Dataset items:
====

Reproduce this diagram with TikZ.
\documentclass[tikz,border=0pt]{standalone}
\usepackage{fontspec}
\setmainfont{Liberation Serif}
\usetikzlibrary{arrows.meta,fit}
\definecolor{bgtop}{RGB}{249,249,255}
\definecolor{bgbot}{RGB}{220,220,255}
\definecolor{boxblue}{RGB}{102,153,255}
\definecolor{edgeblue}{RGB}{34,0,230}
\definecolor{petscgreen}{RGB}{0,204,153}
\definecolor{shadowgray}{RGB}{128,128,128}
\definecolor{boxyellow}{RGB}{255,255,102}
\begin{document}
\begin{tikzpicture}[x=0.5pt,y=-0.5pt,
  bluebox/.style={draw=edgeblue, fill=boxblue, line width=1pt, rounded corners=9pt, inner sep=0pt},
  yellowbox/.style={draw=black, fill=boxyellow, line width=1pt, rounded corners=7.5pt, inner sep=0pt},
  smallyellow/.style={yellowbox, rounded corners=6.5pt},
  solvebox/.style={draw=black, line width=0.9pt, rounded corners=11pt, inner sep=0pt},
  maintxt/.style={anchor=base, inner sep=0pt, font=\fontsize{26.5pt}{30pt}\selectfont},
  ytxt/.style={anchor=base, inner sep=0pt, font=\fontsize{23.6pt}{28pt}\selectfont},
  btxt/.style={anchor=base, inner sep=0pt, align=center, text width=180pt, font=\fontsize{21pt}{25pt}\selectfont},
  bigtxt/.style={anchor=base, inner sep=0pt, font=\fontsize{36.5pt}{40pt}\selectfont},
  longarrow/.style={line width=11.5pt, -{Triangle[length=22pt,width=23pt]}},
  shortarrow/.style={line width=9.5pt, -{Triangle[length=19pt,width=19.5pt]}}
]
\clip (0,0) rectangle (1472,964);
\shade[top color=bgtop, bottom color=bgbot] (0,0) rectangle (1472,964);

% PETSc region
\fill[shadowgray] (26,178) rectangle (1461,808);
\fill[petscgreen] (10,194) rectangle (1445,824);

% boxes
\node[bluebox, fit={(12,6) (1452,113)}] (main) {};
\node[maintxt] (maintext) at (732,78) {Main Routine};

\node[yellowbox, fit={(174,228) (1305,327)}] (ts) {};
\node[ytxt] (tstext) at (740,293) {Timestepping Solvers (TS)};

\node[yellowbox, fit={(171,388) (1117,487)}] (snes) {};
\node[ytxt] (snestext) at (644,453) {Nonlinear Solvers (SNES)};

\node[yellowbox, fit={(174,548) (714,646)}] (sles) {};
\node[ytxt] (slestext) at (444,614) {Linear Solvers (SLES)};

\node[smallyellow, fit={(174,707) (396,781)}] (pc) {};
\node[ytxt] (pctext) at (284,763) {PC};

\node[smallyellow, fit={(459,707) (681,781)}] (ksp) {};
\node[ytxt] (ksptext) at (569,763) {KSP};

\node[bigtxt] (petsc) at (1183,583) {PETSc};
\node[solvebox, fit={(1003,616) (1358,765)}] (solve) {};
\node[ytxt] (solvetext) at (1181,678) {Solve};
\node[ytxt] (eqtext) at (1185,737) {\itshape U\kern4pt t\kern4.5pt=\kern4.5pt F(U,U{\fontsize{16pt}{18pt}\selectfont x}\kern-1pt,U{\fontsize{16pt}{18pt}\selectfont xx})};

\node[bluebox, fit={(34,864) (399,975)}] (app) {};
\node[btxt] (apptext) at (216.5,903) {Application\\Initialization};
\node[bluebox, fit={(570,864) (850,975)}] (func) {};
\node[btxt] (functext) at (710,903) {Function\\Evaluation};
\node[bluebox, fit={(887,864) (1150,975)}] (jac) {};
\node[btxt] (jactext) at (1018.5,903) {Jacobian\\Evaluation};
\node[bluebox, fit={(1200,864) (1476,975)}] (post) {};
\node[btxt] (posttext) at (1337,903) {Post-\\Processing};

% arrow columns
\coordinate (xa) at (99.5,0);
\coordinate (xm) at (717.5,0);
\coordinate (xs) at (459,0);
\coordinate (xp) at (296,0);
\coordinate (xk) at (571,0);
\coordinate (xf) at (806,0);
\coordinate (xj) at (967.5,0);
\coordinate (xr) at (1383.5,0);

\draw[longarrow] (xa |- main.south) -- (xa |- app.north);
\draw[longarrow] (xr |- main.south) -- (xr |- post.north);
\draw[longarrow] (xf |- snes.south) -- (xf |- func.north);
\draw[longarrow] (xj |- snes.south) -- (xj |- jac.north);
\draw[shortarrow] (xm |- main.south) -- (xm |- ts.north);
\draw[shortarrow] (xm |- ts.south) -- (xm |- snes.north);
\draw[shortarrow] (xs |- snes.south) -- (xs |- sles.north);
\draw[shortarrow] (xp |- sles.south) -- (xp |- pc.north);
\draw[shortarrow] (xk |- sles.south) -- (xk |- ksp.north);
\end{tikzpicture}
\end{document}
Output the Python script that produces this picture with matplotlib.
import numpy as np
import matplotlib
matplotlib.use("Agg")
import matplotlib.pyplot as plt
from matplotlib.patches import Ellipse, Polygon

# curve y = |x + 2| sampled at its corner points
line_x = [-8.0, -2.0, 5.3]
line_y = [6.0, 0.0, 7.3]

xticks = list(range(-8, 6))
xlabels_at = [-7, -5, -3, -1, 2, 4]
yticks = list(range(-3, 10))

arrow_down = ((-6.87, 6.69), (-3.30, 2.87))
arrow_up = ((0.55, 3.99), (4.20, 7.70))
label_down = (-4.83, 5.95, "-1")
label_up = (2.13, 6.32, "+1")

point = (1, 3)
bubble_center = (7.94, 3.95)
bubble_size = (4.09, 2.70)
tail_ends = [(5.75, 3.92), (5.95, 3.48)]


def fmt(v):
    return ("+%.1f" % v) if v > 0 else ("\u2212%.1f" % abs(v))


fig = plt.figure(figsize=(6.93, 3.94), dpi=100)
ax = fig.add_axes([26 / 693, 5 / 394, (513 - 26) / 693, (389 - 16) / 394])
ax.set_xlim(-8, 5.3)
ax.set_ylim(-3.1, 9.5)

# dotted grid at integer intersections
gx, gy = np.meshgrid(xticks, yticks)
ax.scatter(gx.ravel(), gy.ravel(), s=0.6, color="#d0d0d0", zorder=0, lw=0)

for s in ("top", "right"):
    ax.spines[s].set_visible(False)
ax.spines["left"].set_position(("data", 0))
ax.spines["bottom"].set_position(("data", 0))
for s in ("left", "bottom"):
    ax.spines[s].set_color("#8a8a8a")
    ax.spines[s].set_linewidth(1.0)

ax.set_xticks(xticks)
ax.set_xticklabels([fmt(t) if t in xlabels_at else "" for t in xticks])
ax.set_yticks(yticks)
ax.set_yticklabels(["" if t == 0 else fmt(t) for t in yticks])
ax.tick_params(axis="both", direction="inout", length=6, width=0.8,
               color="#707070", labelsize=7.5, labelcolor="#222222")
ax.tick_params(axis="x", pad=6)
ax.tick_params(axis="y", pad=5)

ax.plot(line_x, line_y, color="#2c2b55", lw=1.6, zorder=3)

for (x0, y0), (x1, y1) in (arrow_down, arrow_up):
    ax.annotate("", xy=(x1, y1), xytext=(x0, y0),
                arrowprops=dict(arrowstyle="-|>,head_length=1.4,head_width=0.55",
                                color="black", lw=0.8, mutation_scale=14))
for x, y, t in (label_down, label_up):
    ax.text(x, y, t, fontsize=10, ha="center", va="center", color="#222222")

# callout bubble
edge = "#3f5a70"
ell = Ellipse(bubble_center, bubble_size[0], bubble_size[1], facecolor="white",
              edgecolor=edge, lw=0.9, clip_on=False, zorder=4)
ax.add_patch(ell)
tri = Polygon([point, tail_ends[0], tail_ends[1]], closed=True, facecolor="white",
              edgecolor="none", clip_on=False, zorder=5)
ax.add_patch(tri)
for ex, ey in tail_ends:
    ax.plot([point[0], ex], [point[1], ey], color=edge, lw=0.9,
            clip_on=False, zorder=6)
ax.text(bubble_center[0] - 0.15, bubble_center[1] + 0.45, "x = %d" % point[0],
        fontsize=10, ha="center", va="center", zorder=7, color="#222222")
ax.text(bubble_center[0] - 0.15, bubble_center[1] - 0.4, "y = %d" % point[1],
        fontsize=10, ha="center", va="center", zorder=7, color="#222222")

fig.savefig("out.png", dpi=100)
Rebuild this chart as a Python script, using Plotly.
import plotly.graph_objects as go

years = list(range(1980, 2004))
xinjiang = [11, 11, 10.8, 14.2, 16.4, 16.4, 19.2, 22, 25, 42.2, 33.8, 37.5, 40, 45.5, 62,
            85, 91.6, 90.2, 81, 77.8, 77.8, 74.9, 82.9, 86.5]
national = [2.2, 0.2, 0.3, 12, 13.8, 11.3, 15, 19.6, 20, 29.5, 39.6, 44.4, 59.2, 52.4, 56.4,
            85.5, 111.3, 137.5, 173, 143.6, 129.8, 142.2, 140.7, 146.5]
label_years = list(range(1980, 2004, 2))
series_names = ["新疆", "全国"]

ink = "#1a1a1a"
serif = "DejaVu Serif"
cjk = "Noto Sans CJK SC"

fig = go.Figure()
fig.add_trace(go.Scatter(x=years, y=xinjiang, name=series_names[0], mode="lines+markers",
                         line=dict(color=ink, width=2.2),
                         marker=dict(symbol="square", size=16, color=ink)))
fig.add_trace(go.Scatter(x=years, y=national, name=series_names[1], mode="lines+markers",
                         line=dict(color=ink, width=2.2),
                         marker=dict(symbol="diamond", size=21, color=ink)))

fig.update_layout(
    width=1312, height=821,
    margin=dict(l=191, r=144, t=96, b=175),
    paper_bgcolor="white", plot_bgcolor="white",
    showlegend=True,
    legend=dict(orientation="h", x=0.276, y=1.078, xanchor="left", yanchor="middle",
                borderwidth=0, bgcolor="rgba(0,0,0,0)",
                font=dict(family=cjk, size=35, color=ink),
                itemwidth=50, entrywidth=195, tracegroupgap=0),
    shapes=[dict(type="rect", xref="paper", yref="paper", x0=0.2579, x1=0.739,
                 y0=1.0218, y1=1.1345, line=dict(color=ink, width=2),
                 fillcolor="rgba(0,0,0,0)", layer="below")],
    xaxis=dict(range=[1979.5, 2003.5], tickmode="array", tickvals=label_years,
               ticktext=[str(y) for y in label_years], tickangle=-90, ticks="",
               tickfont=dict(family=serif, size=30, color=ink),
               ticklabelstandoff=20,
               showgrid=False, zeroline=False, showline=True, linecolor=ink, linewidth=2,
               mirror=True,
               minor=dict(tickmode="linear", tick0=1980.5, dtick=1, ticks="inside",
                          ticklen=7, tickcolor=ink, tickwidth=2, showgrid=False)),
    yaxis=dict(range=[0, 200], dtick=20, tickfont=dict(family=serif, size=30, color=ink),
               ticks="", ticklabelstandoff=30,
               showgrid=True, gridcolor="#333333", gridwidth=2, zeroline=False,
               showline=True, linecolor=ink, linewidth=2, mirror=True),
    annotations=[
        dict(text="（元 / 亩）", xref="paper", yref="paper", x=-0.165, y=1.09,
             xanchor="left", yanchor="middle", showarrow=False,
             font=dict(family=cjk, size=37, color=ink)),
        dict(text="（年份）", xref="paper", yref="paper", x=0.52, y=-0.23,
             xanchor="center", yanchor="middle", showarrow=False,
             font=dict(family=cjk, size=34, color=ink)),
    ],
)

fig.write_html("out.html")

====

Exercise details> With the first line being the one containing "Rebuild this chart" and the last line the one containing "import plotly.graph_objects as go", transcribe exactly the lines above that fall in that range.

Exercise solution>
Rebuild this chart as a Python script, using Plotly.
import plotly.graph_objects as go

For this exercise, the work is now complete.